**Directions:** Start at the line holding "Generate a LaTeX", stop at the line holding "(1129,230) -- (1129,1000);", and repeat those lines exactly, both ends included; skip the pictures.

**Extracted material:**
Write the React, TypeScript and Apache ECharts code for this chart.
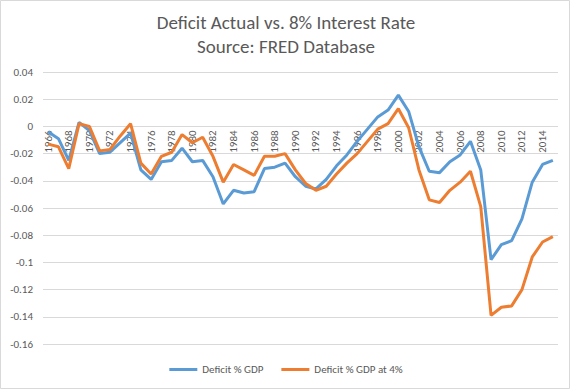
import React, { useEffect, useRef } from "react";
import * as echarts from "echarts";

const years = [
  "1966", "1967", "1968", "1969", "1970", "1971", "1972", "1973", "1974", "1975",
  "1976", "1977", "1978", "1979", "1980", "1981", "1982", "1983", "1984", "1985",
  "1986", "1987", "1988", "1989", "1990", "1991", "1992", "1993", "1994", "1995",
  "1996", "1997", "1998", "1999", "2000", "2001", "2002", "2003", "2004", "2005",
  "2006", "2007", "2008", "2009", "2010", "2011", "2012", "2013", "2014", "2015",
];

const deficitGDP = [
  -0.004, -0.009, -0.025, 0.003, -0.003, -0.02, -0.019, -0.012, -0.005, -0.032,
  -0.039, -0.026, -0.025, -0.016, -0.026, -0.025, -0.037, -0.057, -0.047, -0.049,
  -0.048, -0.031, -0.03, -0.027, -0.037, -0.044, -0.046, -0.039, -0.029, -0.021,
  -0.011, -0.002, 0.007, 0.012, 0.023, 0.011, -0.015, -0.033, -0.034, -0.026,
  -0.021, -0.011, -0.032, -0.098, -0.087, -0.084, -0.068, -0.041, -0.028, -0.025,
];

const deficitGDPAt4 = [
  -0.013, -0.015, -0.031, 0.002, 0.0, -0.018, -0.017, -0.007, 0.002, -0.027,
  -0.035, -0.022, -0.019, -0.006, -0.012, -0.008, -0.022, -0.041, -0.028, -0.032,
  -0.036, -0.022, -0.022, -0.02, -0.032, -0.042, -0.047, -0.044, -0.035, -0.027,
  -0.02, -0.011, -0.002, 0.002, 0.013, -0.001, -0.032, -0.054, -0.056, -0.047,
  -0.041, -0.033, -0.059, -0.139, -0.133, -0.132, -0.12, -0.096, -0.085, -0.081,
];

const seriesNames = ["Deficit % GDP", "Deficit % GDP at 4%"];
const titleLines = ["Deficit Actual vs. 8% Interest Rate", "Source: FRED Database"];

const Y_MIN = -0.16;
const Y_MAX = 0.04;
const Y_STEP = 0.02;

const FONT = "Carlito, Lato, 'Open Sans', sans-serif";
const TEXT = "#595959";
const GRID = "#D9D9D9";

const GRID_TOP = 72;
const GRID_BOTTOM = 46;
const CHART_H = 390;

export default function App() {
  const ref = useRef<HTMLDivElement>(null);

  useEffect(() => {
    if (!ref.current) return;
    const chart = echarts.init(ref.current, null, { renderer: "svg" });
    const plotH = CHART_H - GRID_TOP - GRID_BOTTOM;
    // place the category axis where the value axis crosses zero
    const zeroOffset = -(plotH * (0 - Y_MIN)) / (Y_MAX - Y_MIN);
    chart.setOption({
      animation: false,
      backgroundColor: "#ffffff",
      textStyle: { fontFamily: FONT },
      title: {
        text: titleLines.join("\n"),
        left: "center",
        top: 5,
        textStyle: {
          fontFamily: FONT,
          fontSize: 19,
          fontWeight: "normal",
          color: TEXT,
          lineHeight: 24,
        },
      },
      graphic: [
        {
          type: "rect",
          shape: { x: 0.5, y: 0.5, width: 569, height: 388 },
          style: { fill: "none", stroke: GRID, lineWidth: 1 },
          silent: true,
        },
      ],
      legend: {
        data: seriesNames,
        bottom: 10,
        left: "center",
        icon: "rect",
        itemWidth: 28,
        itemHeight: 3,
        itemGap: 18,
        textStyle: { fontFamily: FONT, fontSize: 11, color: TEXT },
      },
      grid: { left: 43, right: 14, top: GRID_TOP, bottom: GRID_BOTTOM },
      xAxis: {
        type: "category",
        data: years,
        boundaryGap: true,
        position: "bottom",
        offset: zeroOffset,
        axisLine: { show: false, onZero: false },
        axisTick: { show: false },
        axisLabel: {
          interval: 1,
          rotate: 90,
          margin: 4,
          fontFamily: FONT,
          fontSize: 11,
          color: TEXT,
        },
        splitLine: { show: false },
      },
      yAxis: {
        type: "value",
        min: Y_MIN,
        max: Y_MAX,
        interval: Y_STEP,
        axisLine: { show: false },
        axisTick: { show: false },
        axisLabel: {
          margin: 10,
          fontFamily: FONT,
          fontSize: 11,
          color: TEXT,
          formatter: (v: number) => String(+v.toFixed(2)),
        },
        splitLine: { lineStyle: { color: GRID, width: 1 } },
      },
      series: [
        {
          name: seriesNames[0],
          type: "line",
          data: deficitGDP,
          symbol: "none",
          color: "#5B9BD5",
          lineStyle: { width: 3, color: "#5B9BD5" },
        },
        {
          name: seriesNames[1],
          type: "line",
          data: deficitGDPAt4,
          symbol: "none",
          color: "#ED7D31",
          lineStyle: { width: 3, color: "#ED7D31" },
        },
      ],
    });
    return () => chart.dispose();
  }, []);

  return (
    <div
      ref={ref}
      style={{ position: "absolute", left: 0, top: 0, width: 572, height: 390 }}
    />
  );
}
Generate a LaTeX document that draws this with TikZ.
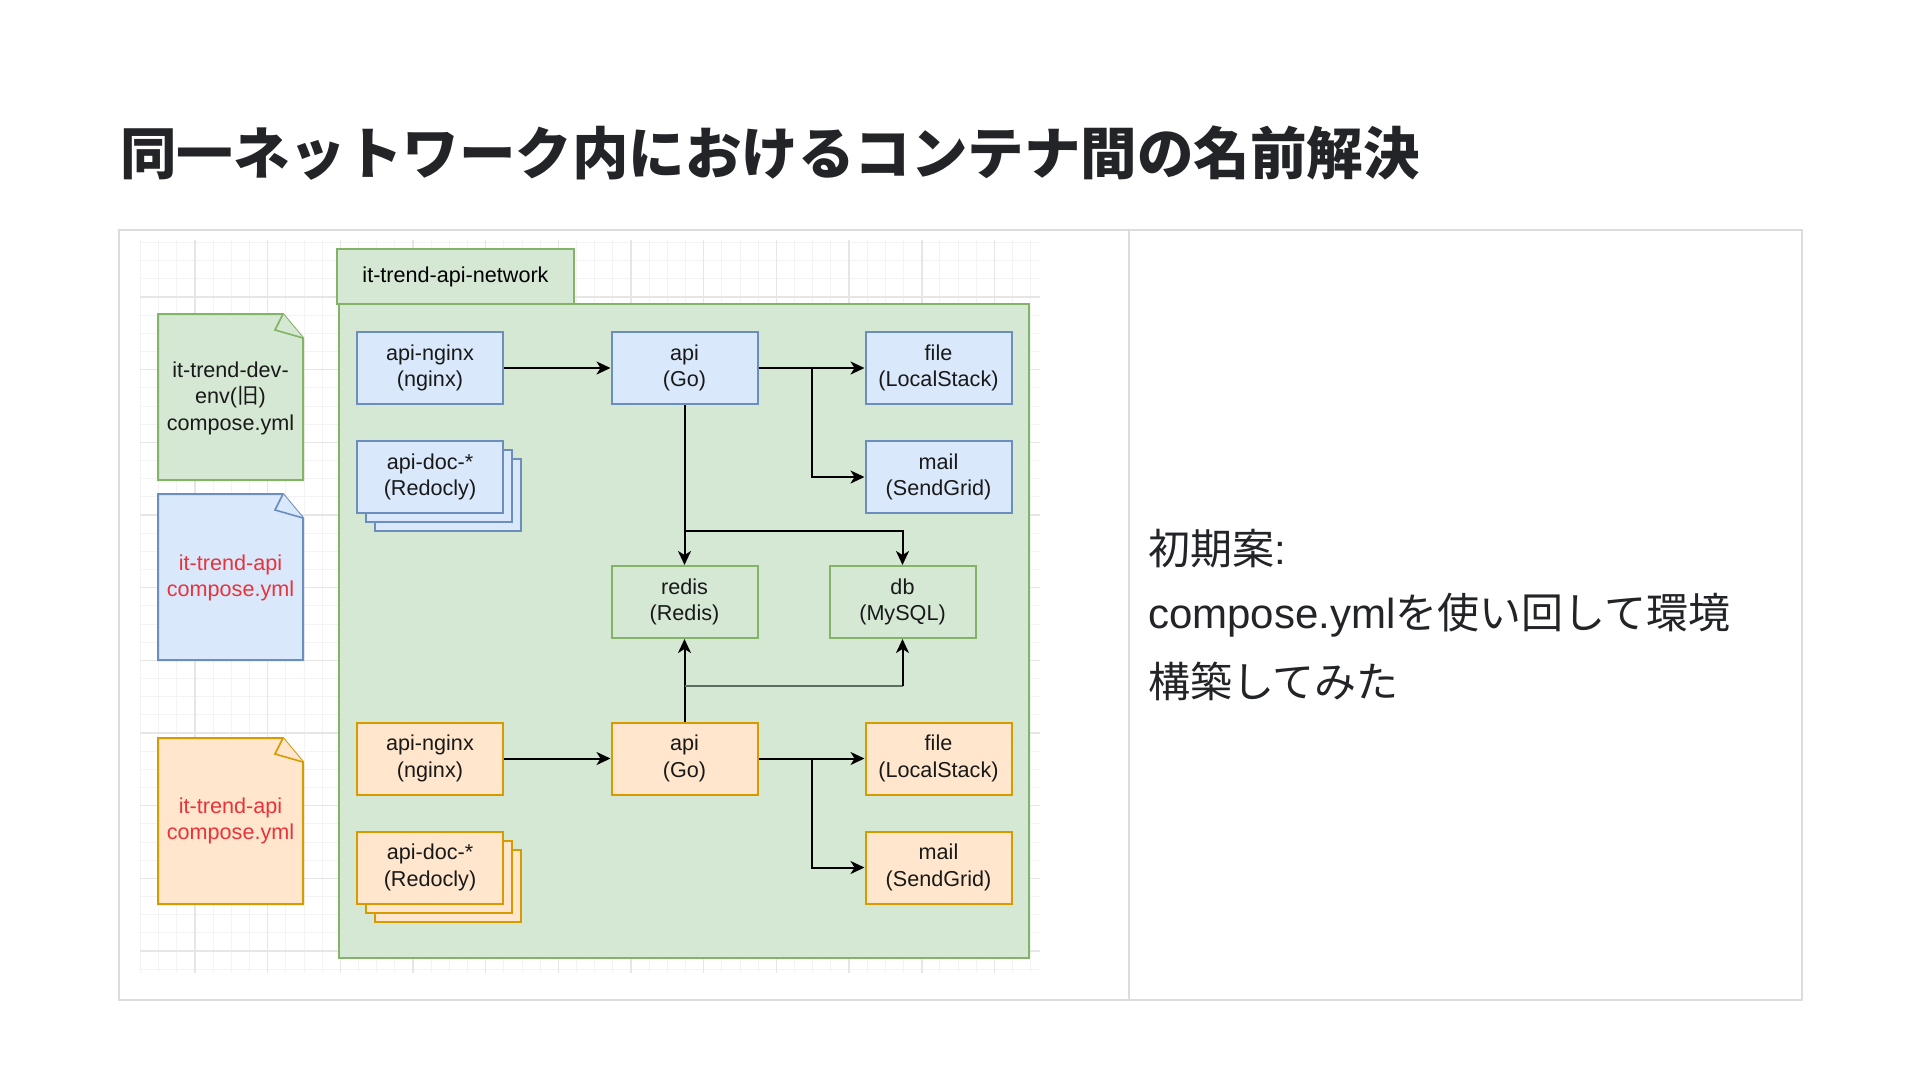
\documentclass[tikz,border=0pt]{standalone}
\usepackage{fontspec}
\setmainfont{Liberation Sans}
\newfontfamily\cjk{Noto Sans CJK JP}
\newfontfamily\latn{Liberation Sans}
\usetikzlibrary{arrows.meta}
\definecolor{bfill}{HTML}{DAE8FC}
\definecolor{bline}{HTML}{6C8EBF}
\definecolor{gfill}{HTML}{D5E8D4}
\definecolor{gline}{HTML}{82B366}
\definecolor{ofill}{HTML}{FFE6CC}
\definecolor{oline}{HTML}{D79B00}
\definecolor{redtxt}{HTML}{E8333A}
\definecolor{titletxt}{HTML}{222428}
\definecolor{panelline}{HTML}{DCDCDC}
\definecolor{gridminor}{HTML}{F3F3F3}
\definecolor{gridmajor}{HTML}{E6E6E6}
\definecolor{busgray}{HTML}{5E6E5E}
\newcommand\lbl{\fontsize{21.6}{26.5}\selectfont}
\tikzset{
  svc/.style={draw, line width=2pt, minimum width=146pt, minimum height=72pt, inner sep=0pt, align=center, font=\lbl, text=black!90},
  bluebox/.style={svc, fill=bfill, draw=bline},
  greenbox/.style={svc, fill=gfill, draw=gline},
  orangebox/.style={svc, fill=ofill, draw=oline},
  arr/.style={line width=2pt, -{Stealth[length=14pt,width=13pt,inset=4pt]}},
  notetext/.style={align=center, font=\lbl, inner sep=0pt},
  sidetext/.style={anchor=west, inner sep=0pt, text=titletxt, font=\cjk\fontsize{42}{50}\selectfont},
}
\newcommand\drawnote[6]{%
  \draw[line width=2pt, draw=#5, fill=#6, line join=miter] (#1,#2) -- ({#3-20},#2) -- (#3,{#2+24}) -- (#3,#4) -- (#1,#4) -- cycle;
  \draw[line width=1.6pt, draw=#5, fill=#6, line join=miter] ({#3-20},#2) -- ({#3-28},{#2+16}) -- (#3,{#2+24});
}
\begin{document}
\begin{tikzpicture}[x=1pt,y=-1pt]
\useasboundingbox[fill=white] (0,0) rectangle (1920,1080);

% title
\node[anchor=west, inner sep=0pt, text=titletxt, font=\cjk\bfseries\fontsize{56.5}{60}\selectfont] (title) at (120,153) {同一ネットワーク内におけるコンテナ間の名前解決};

% panel
\draw[panelline, line width=2pt] (119,230) rectangle (1802,1000);
\draw[panelline, line width=2pt] (1129,230) -- (1129,1000);

% grid
\begin{scope}
\clip (140,240) rectangle (1040,973);
\foreach \i in {0,...,50} {
  \draw[gridminor, line width=1pt] ({140.5+18.17*\i},240) -- ({140.5+18.17*\i},973);
  \draw[gridminor, line width=1pt] (140,{242.5+18.17*\i}) -- (1040,{242.5+18.17*\i});
}
\foreach \i in {0,...,13} {
  \draw[gridmajor, line width=1.4pt] ({195+72.68*\i},240) -- ({195+72.68*\i},973);
  \draw[gridmajor, line width=1.4pt] (140,{297+72.68*\i}) -- (1040,{297+72.68*\i});
}
\end{scope}

% notes
\drawnote{158}{314}{303}{480}{gline}{gfill}
\node[notetext, text=black!90] (noteg) at (230.5,398) {it-trend-dev-\\env({\cjk 旧})\\compose.yml};
\drawnote{158}{494}{303}{660}{bline}{bfill}
\node[notetext, text=redtxt] (noteb) at (230.5,578) {it-trend-api\\compose.yml};
\drawnote{158}{738}{303}{904}{oline}{ofill}
\node[notetext, text=redtxt] (noteo) at (230.5,821) {it-trend-api\\compose.yml};

% network
\draw[gline, fill=gfill, line width=2pt] (339,304) rectangle (1029,958);
\draw[gline, fill=gfill, line width=2pt] (337,249) rectangle (574,304);
\node[font=\lbl, inner sep=0pt] (nettab) at (455.5,277) {it-trend-api-network};

% blue services
\node[bluebox] (bn) at (430,368) {api-nginx\\(nginx)};
\node[bluebox] (ba) at (684.5,368) {api\\(Go)};
\node[bluebox] (bf) at (938.5,368) {file\\(LocalStack)};
\node[bluebox] (bm) at (938.5,477) {mail\\(SendGrid)};
\node[bluebox] (bd3) at (448,495) {};
\node[bluebox] (bd2) at (439,486) {};
\node[bluebox] (bd) at (430,477) {api-doc-*\\(Redocly)};

% shared
\node[greenbox] (redis) at (684.5,602) {redis\\(Redis)};
\node[greenbox] (db) at (902.5,602) {db\\(MySQL)};

% orange services
\node[orangebox] (on) at (430,758.5) {api-nginx\\(nginx)};
\node[orangebox] (oa) at (684.5,758.5) {api\\(Go)};
\node[orangebox] (of) at (938.5,758.5) {file\\(LocalStack)};
\node[orangebox] (om) at (938.5,867.5) {mail\\(SendGrid)};
\node[orangebox] (od3) at (448,885.5) {};
\node[orangebox] (od2) at (439,876.5) {};
\node[orangebox] (od) at (430,867.5) {api-doc-*\\(Redocly)};

% blue connectors
\draw[arr] (bn) -- (ba);
\draw[arr] (ba) -- (bf);
\coordinate (bj) at (812,368);
\draw[arr] (bj) |- (bm.west);
\draw[arr] (ba.south) -- (redis.north);
\coordinate (bk) at (684.5,531);
\draw[arr] (bk) -| (db.north);

% orange connectors
\draw[arr] (on) -- (oa);
\draw[arr] (oa) -- (of);
\coordinate (oj) at (812,758.5);
\draw[arr] (oj) |- (om.west);
\draw[arr] (oa.north) -- (redis.south);
\coordinate (ok) at (684.5,686);
\coordinate (okd) at (902.5,686);
\draw[busgray, line width=2pt] (ok) -- (okd);
\draw[arr] (okd) -- (db.south);

% right text
\node[sidetext] (t1) at (1148,549) {初期案{\latn :}};
\node[sidetext] (t2) at (1148,615) {{\latn compose.yml}を使い回して環境};
\node[sidetext] (t3) at (1148,681) {構築してみた};
\end{tikzpicture}
\end{document}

**Response for this exercise:**
Generate a LaTeX document that draws this with TikZ.
\documentclass[tikz,border=0pt]{standalone}
\usepackage{fontspec}
\setmainfont{Liberation Sans}
\newfontfamily\cjk{Noto Sans CJK JP}
\newfontfamily\latn{Liberation Sans}
\usetikzlibrary{arrows.meta}
\definecolor{bfill}{HTML}{DAE8FC}
\definecolor{bline}{HTML}{6C8EBF}
\definecolor{gfill}{HTML}{D5E8D4}
\definecolor{gline}{HTML}{82B366}
\definecolor{ofill}{HTML}{FFE6CC}
\definecolor{oline}{HTML}{D79B00}
\definecolor{redtxt}{HTML}{E8333A}
\definecolor{titletxt}{HTML}{222428}
\definecolor{panelline}{HTML}{DCDCDC}
\definecolor{gridminor}{HTML}{F3F3F3}
\definecolor{gridmajor}{HTML}{E6E6E6}
\definecolor{busgray}{HTML}{5E6E5E}
\newcommand\lbl{\fontsize{21.6}{26.5}\selectfont}
\tikzset{
  svc/.style={draw, line width=2pt, minimum width=146pt, minimum height=72pt, inner sep=0pt, align=center, font=\lbl, text=black!90},
  bluebox/.style={svc, fill=bfill, draw=bline},
  greenbox/.style={svc, fill=gfill, draw=gline},
  orangebox/.style={svc, fill=ofill, draw=oline},
  arr/.style={line width=2pt, -{Stealth[length=14pt,width=13pt,inset=4pt]}},
  notetext/.style={align=center, font=\lbl, inner sep=0pt},
  sidetext/.style={anchor=west, inner sep=0pt, text=titletxt, font=\cjk\fontsize{42}{50}\selectfont},
}
\newcommand\drawnote[6]{%
  \draw[line width=2pt, draw=#5, fill=#6, line join=miter] (#1,#2) -- ({#3-20},#2) -- (#3,{#2+24}) -- (#3,#4) -- (#1,#4) -- cycle;
  \draw[line width=1.6pt, draw=#5, fill=#6, line join=miter] ({#3-20},#2) -- ({#3-28},{#2+16}) -- (#3,{#2+24});
}
\begin{document}
\begin{tikzpicture}[x=1pt,y=-1pt]
\useasboundingbox[fill=white] (0,0) rectangle (1920,1080);

% title
\node[anchor=west, inner sep=0pt, text=titletxt, font=\cjk\bfseries\fontsize{56.5}{60}\selectfont] (title) at (120,153) {同一ネットワーク内におけるコンテナ間の名前解決};

% panel
\draw[panelline, line width=2pt] (119,230) rectangle (1802,1000);
\draw[panelline, line width=2pt] (1129,230) -- (1129,1000);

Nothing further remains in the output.